Ava DuVernay’s ’13th’ Documentary Will Spark A Necessary Conversation About Mass Incarceration

'13th' will explore mass incarceration in the U.S., and the staggering numbers of how many African American men and women fill the prison system.

Famed director Ava DuVernay is aiming her lens on a subject that will surely serve as a catalyst for some type of prison reform.

Directed by the Selma visionary herself, 13th will explore mass incarceration in the U.S., and the staggering numbers of how many African American men and women fill the prison system.

“We now have more African Americans under criminal supervision than all the slaves back in the 1850s,” said one pundit in the doc’s trailer. The film gathers its name from the Thirteenth Amendment which deemed it unlawful to detain someone as a slave. The only exception to that mandate is if the person committed a crime.

Here, the reel then links the Thirteenth Amendment to the state of today’s prison system. Another commentator shared that after that period of slavery in America, we experienced a “rapid transition to a mythology of black criminality.” According to the NAACP, “African Americans are incarcerated at nearly six times the rate of whites.”

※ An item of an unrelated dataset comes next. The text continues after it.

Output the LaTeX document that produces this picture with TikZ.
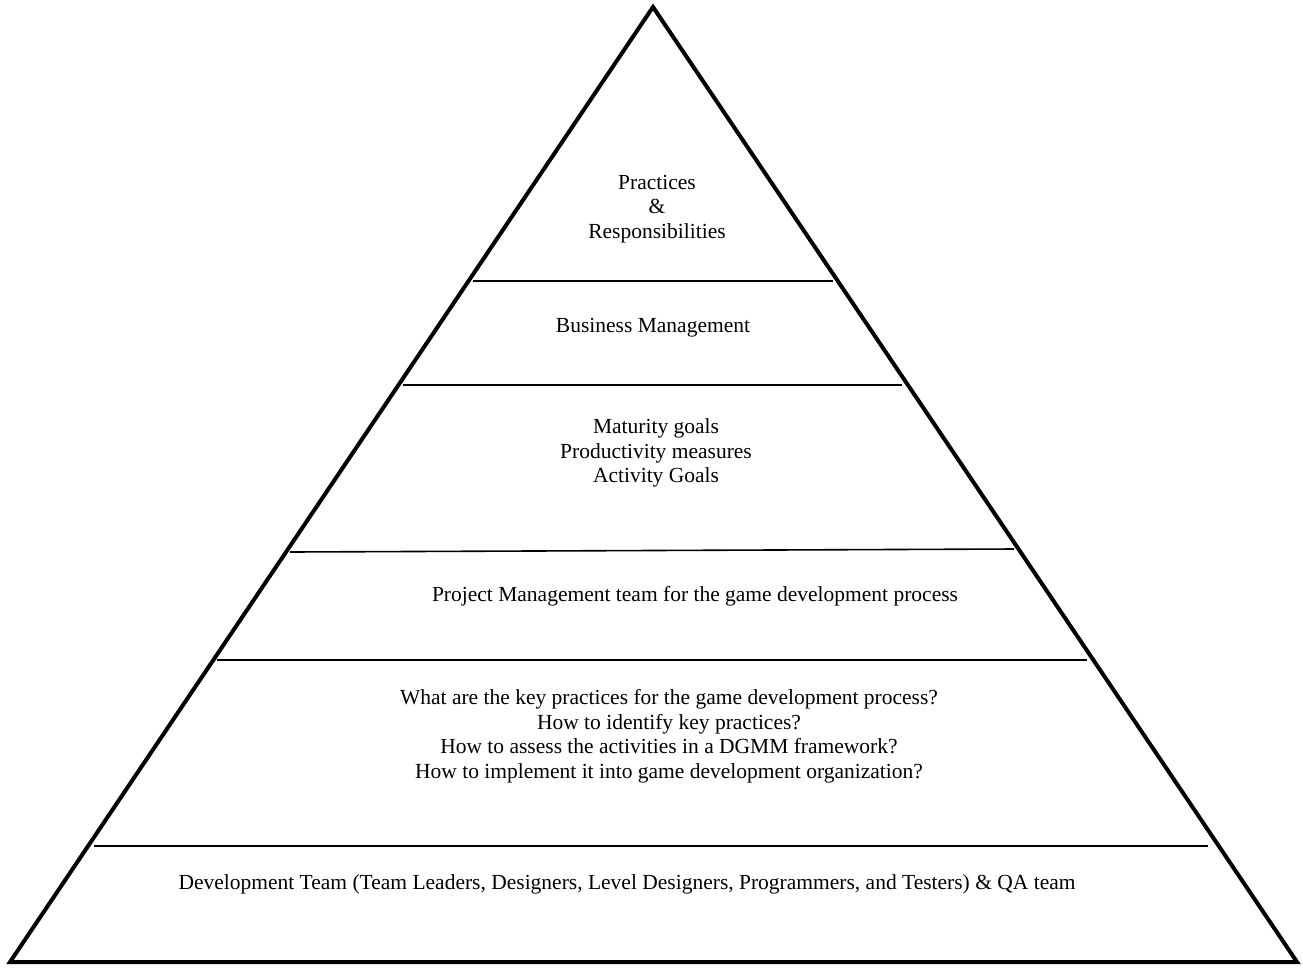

Throughout the course of 2016, President Barack Obama has commuted the sentences of 562 federal inmates who committed low-level drug crimes. “The more we understand the human stories behind this problem, the sooner we can start making real changes that keep our streets safe, break the cycle of incarceration in this country, and save taxpayers like you money,” Obama said.

13th premieres on Oct. 7 on Netflix.